Betjeman and Me

Since his death in 1983, John Betjeman has remained one of Britain’s most popular poets.  He’s the nation’s favourite teddy bear, the Bertie Wooster of light verse, but sometimes he isn’t taken as seriously as he should be.

This film was intended to redress the balance.  I made it with the very wonderful Griff Rhys-Jones for BBC 2.

The aim was to see how much Betjeman’s work has come to define post-war Britain; the deep melancholy, the sense of loss, old certainties under threat

Perhaps one of the main reasons for the poet’s success was his ability to unite this idea of national decline with the universal theme of the end of childhood. Like Wordsworth, he knew exactly what it was like to be a child and to feel the pain involved in the loss of innocence.

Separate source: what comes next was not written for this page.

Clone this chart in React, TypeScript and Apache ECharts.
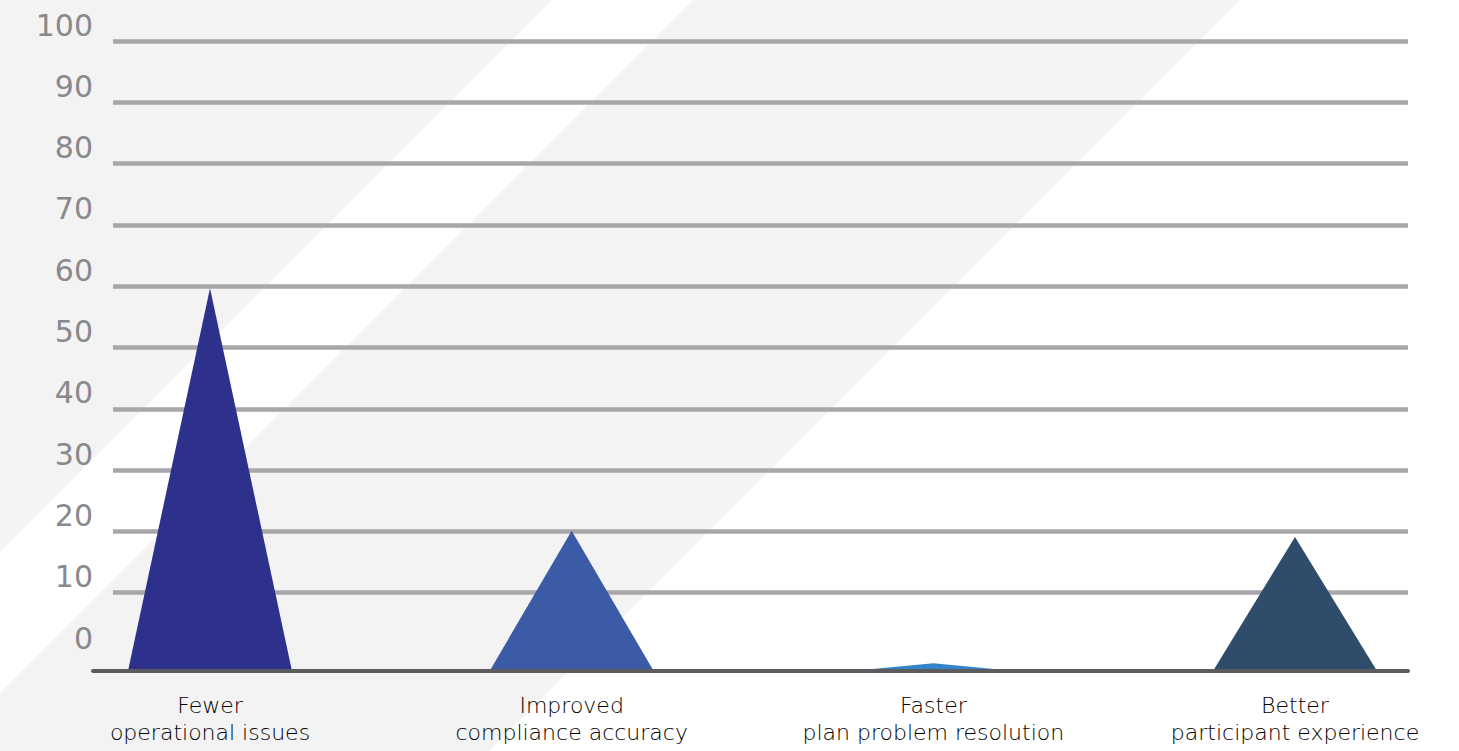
import React, { useEffect, useRef } from "react";
import * as echarts from "echarts";

// Survey outcomes, drawn as triangles rising from the baseline
const categories = [
  "Fewer\noperational issues",
  "Improved\ncompliance accuracy",
  "Faster\nplan problem resolution",
  "Better\nparticipant experience",
];
const outcomeValues = [60, 22, 1.2, 21];
const triangleColors = ["#2d318b", "#3b5ba7", "#3384c8", "#2f4c6a"];

// Scale shown on the left
const scaleMin = 0;
const scaleMax = 100;
const scaleStep = 10;

const W = 1459;
const H = 751;

export default function App() {
  const ref = useRef<HTMLDivElement>(null);

  useEffect(() => {
    if (!ref.current) return;
    const chart = echarts.init(ref.current, null, { renderer: "svg" });

    const tickCount = (scaleMax - scaleMin) / scaleStep + 1;
    const splitColors = Array.from({ length: tickCount }, (_, i) =>
      i === 0 ? "rgba(0,0,0,0)" : "#a7a7ab"
    );

    const option: echarts.EChartsOption = {
      animation: false,
      backgroundColor: "#ffffff",
      graphic: [
        {
          type: "polygon",
          z: -100,
          silent: true,
          shape: { points: [[0, 0], [552, 0], [0, 552]] },
          style: { fill: "#f3f3f3" },
        },
        {
          type: "polygon",
          z: -100,
          silent: true,
          shape: { points: [[693, 0], [1240, 0], [0, 1240], [0, 693]] },
          style: { fill: "#f3f3f3" },
        },
      ],
      grid: [
        { left: 113, right: 51, top: 41, bottom: 97 },
        { left: 210, right: 164, top: 33, bottom: 80 },
        { left: 93, right: 51, top: 33, bottom: 80 },
      ],
      xAxis: [
        { gridIndex: 0, type: "value", show: false },
        {
          gridIndex: 1,
          type: "category",
          data: categories,
          boundaryGap: false,
          axisLine: { show: false },
          axisTick: { show: false },
          splitLine: { show: false },
          axisLabel: {
            interval: 0,
            margin: 21,
            fontSize: 22,
            lineHeight: 27,
            color: "#000000",
            fontFamily: "DejaVu Sans",
            fontWeight: 300,
          },
        },
        {
          gridIndex: 2,
          type: "value",
          min: 0,
          max: 1,
          z: 10,
          axisLine: { show: true, lineStyle: { color: "#5c5c5e", width: 4 } },
          axisTick: { show: false },
          axisLabel: { show: false },
          splitLine: { show: false },
        },
      ],
      yAxis: [
        {
          gridIndex: 0,
          type: "value",
          min: scaleMin,
          max: scaleMax,
          interval: scaleStep,
          axisLine: { show: false },
          axisTick: { show: false },
          axisLabel: {
            margin: 20,
            fontSize: 30,
            color: "#89898c",
            fontFamily: "DejaVu Sans",
            verticalAlign: "bottom",
            lineHeight: 32,
          },
          splitLine: {
            show: true,
            lineStyle: { color: splitColors, width: 4.5 },
          },
        },
        { gridIndex: 1, type: "value", min: scaleMin, max: scaleMax, show: false },
        { gridIndex: 2, type: "value", min: 0, max: 1, show: false },
      ],
      series: [
        {
          type: "custom",
          xAxisIndex: 1,
          yAxisIndex: 1,
          z: 3,
          data: outcomeValues.map((v, i) => [i, v]),
          renderItem: (params: any, api: any) => {
            const base = api.coord([api.value(0), 0]);
            const apex = api.coord([api.value(0), api.value(1)]);
            const half = 82;
            return {
              type: "polygon",
              shape: {
                points: [
                  [base[0] - half, base[1]],
                  [apex[0], apex[1]],
                  [base[0] + half, base[1]],
                ],
              },
              style: { fill: triangleColors[params.dataIndex] },
            };
          },
        },
      ],
    };

    chart.setOption(option);
    return () => chart.dispose();
  }, []);

  return (
    <div
      ref={ref}
      style={{ position: "fixed", left: 0, top: 0, width: W, height: H }}
    />
  );
}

The theme of loss mirrors the sense of ageing, of years passing:  both in our own lives and in the age in which we live. Betjeman reminds us of the need to laugh in the face of it all, and, at the same time, he shows us the pain behind the laughter, the anguish behind our petty vanities.

I had the same education as John Betjeman (The Dragon School and Marlborough College), and I met him when I was seventeen. I even appear, albeit briefly, in the film of Summoned by Bells.  His love of landscape, his constant debate between faith and doubt, his love of laughter and girls strike a particularly resonant chord.

I made hay while the sun shone.
My work sold.
Now, if the harvest is over
And the world cold,
Give me the bonus of laughter
As I lose hold.

All the fans and admirers were involved – Joanna Lumley, Barry Humphries, Stephen Fry, John Mortimer, John Sergeant, Craig Brown, and Craig Raine – and it was tremendous fun to make.